Input rows:
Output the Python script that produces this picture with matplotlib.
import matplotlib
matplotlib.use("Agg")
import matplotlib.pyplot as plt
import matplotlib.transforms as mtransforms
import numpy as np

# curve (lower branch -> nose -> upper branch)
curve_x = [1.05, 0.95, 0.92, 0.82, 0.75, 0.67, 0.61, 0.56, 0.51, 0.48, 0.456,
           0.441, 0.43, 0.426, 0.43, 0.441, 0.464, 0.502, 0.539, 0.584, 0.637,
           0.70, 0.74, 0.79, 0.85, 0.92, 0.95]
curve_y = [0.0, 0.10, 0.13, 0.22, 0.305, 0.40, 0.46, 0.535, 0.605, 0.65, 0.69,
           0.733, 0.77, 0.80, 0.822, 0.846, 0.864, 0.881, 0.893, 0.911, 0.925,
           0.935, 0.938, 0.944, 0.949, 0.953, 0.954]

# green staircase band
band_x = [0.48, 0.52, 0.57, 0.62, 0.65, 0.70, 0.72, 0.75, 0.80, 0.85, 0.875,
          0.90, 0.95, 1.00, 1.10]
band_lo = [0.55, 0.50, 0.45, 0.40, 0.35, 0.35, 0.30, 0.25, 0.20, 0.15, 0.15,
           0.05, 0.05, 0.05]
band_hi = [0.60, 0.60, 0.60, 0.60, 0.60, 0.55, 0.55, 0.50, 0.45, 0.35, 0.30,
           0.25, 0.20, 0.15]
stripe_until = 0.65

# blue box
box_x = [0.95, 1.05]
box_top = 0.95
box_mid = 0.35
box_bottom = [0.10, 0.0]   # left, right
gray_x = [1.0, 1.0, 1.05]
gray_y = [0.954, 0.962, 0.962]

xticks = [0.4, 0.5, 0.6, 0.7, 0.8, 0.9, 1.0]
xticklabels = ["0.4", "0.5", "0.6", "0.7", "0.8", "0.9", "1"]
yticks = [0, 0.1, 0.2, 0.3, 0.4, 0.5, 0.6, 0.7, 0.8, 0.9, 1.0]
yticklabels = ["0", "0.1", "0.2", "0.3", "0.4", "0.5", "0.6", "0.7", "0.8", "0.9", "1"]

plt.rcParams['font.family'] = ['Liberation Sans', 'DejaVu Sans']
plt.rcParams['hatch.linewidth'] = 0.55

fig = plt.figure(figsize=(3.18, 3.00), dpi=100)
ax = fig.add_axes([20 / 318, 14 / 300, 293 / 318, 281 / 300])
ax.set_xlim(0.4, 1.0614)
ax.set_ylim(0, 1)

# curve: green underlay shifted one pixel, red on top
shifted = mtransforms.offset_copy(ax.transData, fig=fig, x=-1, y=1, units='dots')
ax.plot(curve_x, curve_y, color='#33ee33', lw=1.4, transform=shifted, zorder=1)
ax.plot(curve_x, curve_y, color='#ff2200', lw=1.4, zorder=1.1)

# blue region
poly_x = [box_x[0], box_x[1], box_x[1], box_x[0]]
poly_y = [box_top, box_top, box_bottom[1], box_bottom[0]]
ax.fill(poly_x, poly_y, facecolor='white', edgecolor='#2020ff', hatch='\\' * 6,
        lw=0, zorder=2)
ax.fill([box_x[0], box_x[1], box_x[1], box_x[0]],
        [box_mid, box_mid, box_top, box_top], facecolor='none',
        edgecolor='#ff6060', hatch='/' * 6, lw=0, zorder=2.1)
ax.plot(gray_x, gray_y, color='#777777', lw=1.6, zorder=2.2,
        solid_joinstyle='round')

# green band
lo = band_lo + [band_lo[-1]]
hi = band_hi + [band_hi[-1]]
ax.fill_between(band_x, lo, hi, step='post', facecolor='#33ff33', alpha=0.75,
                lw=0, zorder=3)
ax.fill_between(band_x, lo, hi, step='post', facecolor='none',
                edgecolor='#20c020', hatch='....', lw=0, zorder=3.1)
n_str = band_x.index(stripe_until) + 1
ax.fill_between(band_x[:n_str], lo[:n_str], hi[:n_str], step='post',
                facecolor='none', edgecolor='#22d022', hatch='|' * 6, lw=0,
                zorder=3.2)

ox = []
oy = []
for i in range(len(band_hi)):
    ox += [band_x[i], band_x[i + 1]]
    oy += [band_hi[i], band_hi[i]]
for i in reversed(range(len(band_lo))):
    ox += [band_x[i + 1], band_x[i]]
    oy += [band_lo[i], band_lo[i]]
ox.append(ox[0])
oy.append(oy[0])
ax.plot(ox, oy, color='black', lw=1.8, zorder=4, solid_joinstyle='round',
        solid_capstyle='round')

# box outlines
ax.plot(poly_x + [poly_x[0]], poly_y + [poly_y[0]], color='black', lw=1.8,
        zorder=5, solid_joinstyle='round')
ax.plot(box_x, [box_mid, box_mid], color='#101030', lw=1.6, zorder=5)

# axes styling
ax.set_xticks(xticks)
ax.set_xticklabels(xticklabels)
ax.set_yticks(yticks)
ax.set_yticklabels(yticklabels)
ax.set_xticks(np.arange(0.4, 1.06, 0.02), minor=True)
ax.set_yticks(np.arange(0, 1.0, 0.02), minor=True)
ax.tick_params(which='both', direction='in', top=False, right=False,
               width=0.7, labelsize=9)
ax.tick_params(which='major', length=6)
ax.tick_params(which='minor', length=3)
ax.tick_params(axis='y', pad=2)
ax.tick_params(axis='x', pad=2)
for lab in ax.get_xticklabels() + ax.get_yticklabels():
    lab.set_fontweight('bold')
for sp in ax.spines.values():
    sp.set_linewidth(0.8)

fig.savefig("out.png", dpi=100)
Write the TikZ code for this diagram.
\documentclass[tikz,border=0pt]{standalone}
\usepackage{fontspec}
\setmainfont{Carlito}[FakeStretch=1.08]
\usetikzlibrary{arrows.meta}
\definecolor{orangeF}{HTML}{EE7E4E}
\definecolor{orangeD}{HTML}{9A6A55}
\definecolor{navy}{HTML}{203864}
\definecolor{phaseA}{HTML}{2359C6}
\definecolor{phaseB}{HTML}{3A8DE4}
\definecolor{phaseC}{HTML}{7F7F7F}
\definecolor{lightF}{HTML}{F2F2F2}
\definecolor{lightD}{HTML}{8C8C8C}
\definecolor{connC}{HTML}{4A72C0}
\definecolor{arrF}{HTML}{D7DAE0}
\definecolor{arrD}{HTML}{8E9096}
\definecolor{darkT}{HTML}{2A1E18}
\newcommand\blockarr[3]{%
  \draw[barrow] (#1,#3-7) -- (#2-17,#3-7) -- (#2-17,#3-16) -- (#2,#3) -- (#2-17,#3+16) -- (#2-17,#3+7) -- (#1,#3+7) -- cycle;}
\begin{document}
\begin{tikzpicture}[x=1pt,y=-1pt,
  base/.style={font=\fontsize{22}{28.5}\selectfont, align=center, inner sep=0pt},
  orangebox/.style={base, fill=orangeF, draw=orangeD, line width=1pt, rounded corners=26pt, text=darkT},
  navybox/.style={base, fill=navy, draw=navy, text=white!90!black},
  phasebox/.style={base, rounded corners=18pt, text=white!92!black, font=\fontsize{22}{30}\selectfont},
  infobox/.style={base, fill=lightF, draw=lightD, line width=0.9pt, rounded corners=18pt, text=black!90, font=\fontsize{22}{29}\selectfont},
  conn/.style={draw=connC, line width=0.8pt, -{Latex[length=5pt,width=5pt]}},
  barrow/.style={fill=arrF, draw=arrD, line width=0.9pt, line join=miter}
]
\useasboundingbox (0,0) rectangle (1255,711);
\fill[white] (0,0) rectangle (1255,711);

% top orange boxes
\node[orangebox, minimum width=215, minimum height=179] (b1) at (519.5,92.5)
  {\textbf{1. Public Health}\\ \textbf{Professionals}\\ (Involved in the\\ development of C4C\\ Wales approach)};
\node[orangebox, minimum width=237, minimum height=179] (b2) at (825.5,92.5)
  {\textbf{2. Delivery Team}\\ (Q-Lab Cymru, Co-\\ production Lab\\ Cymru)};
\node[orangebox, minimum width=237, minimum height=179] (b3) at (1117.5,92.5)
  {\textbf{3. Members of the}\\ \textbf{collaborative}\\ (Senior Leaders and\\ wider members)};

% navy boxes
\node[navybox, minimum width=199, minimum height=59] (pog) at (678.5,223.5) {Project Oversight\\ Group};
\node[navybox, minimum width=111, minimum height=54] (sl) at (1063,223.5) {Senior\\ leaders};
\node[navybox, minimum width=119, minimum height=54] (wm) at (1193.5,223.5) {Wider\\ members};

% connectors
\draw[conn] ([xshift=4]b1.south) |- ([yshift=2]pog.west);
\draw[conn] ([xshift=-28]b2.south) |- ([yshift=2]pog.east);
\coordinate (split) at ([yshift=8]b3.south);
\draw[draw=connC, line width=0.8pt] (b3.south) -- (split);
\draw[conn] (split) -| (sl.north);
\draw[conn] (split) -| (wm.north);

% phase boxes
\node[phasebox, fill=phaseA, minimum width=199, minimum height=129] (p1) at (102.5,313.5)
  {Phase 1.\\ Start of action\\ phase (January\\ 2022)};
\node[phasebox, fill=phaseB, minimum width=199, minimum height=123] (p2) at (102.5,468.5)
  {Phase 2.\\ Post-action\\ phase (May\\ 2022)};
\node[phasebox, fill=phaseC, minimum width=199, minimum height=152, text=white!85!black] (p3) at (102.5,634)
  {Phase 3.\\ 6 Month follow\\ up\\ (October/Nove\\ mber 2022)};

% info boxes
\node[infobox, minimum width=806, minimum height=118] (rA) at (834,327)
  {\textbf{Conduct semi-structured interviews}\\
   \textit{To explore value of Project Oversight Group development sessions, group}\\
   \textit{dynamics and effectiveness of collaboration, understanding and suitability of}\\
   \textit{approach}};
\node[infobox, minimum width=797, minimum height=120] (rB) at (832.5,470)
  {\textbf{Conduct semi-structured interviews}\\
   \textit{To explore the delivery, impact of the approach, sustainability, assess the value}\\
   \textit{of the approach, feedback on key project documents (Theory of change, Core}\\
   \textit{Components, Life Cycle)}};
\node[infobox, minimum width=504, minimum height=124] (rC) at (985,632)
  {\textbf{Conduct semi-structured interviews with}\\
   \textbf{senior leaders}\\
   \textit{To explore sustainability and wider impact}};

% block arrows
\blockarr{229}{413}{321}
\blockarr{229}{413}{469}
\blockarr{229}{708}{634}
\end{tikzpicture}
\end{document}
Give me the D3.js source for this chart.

Your objective:
Using the entries above, quote each line verbatim from the first through the line that contains "gray_y = [0.954, 0.962, 0.962]".

Written answer:
Output the Python script that produces this picture with matplotlib.
import matplotlib
matplotlib.use("Agg")
import matplotlib.pyplot as plt
import matplotlib.transforms as mtransforms
import numpy as np

# curve (lower branch -> nose -> upper branch)
curve_x = [1.05, 0.95, 0.92, 0.82, 0.75, 0.67, 0.61, 0.56, 0.51, 0.48, 0.456,
           0.441, 0.43, 0.426, 0.43, 0.441, 0.464, 0.502, 0.539, 0.584, 0.637,
           0.70, 0.74, 0.79, 0.85, 0.92, 0.95]
curve_y = [0.0, 0.10, 0.13, 0.22, 0.305, 0.40, 0.46, 0.535, 0.605, 0.65, 0.69,
           0.733, 0.77, 0.80, 0.822, 0.846, 0.864, 0.881, 0.893, 0.911, 0.925,
           0.935, 0.938, 0.944, 0.949, 0.953, 0.954]

# green staircase band
band_x = [0.48, 0.52, 0.57, 0.62, 0.65, 0.70, 0.72, 0.75, 0.80, 0.85, 0.875,
          0.90, 0.95, 1.00, 1.10]
band_lo = [0.55, 0.50, 0.45, 0.40, 0.35, 0.35, 0.30, 0.25, 0.20, 0.15, 0.15,
           0.05, 0.05, 0.05]
band_hi = [0.60, 0.60, 0.60, 0.60, 0.60, 0.55, 0.55, 0.50, 0.45, 0.35, 0.30,
           0.25, 0.20, 0.15]
stripe_until = 0.65

# blue box
box_x = [0.95, 1.05]
box_top = 0.95
box_mid = 0.35
box_bottom = [0.10, 0.0]   # left, right
gray_x = [1.0, 1.0, 1.05]
gray_y = [0.954, 0.962, 0.962]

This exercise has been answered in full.